Evolving approaches to investment
A theme we expect to see evolve in the new investment environment are increasing instances of structured sales as both vendors and purchasers look for innovative ways to assemble ownerships. While this is fairly commonplace in some markets due to dynamics such as lot size, development expertise or taxation rules (such as FIRPTA), we expect it to become more widespread across investors, locations and lot sizes. The combination of strong demand, lower levels of supply and higher costs of trading and/or holding real estate will lead to growing instances of these structured sales i.e. institutions and other investors selling parts or shares of assets in order to release capital while retaining exposure to the asset and at the same time protecting their asset management fee. This process also allows a buyer to gain exposure to assets and sectors that may ordinarily be outside of their fund size or sector skill set.
Consolidation of managers
While the pool of investors in real estate continues to grow as new market entrants appear, we also see further consolidation of existing investor types. In particular, the fund management community is seeing continuous margin pressure due to issues such as the increasing popularity of cheaper passive vehicles and this is likely to lead to further M&A activity in the sector.
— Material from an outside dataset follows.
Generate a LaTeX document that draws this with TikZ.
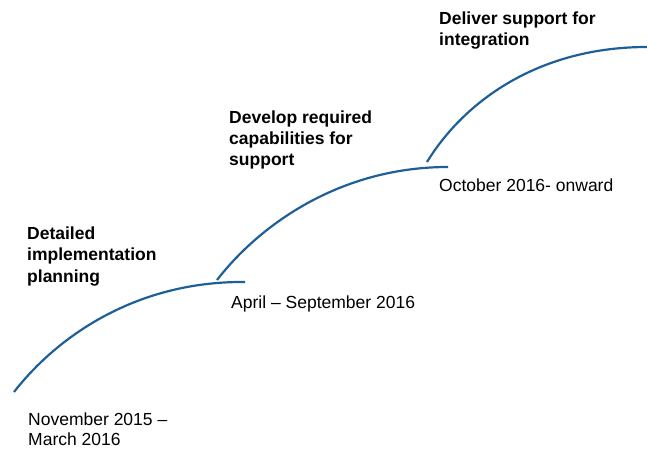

In addition, those that have merged over the last few years will continue to restructure their portfolios and this ‘housekeeping’ is likely to be a source of some asset sales.
We also expect to see more local developers and asset managers leverage their expertise to support global investors that do not have the required local-market skills. This will both be the new market entrants who are looking to this expertise to guide them through a purchase and/or development process or, increasingly, investors who have bought secure-income properties over the last 10 years who are now facing shorter leases and an aging asset.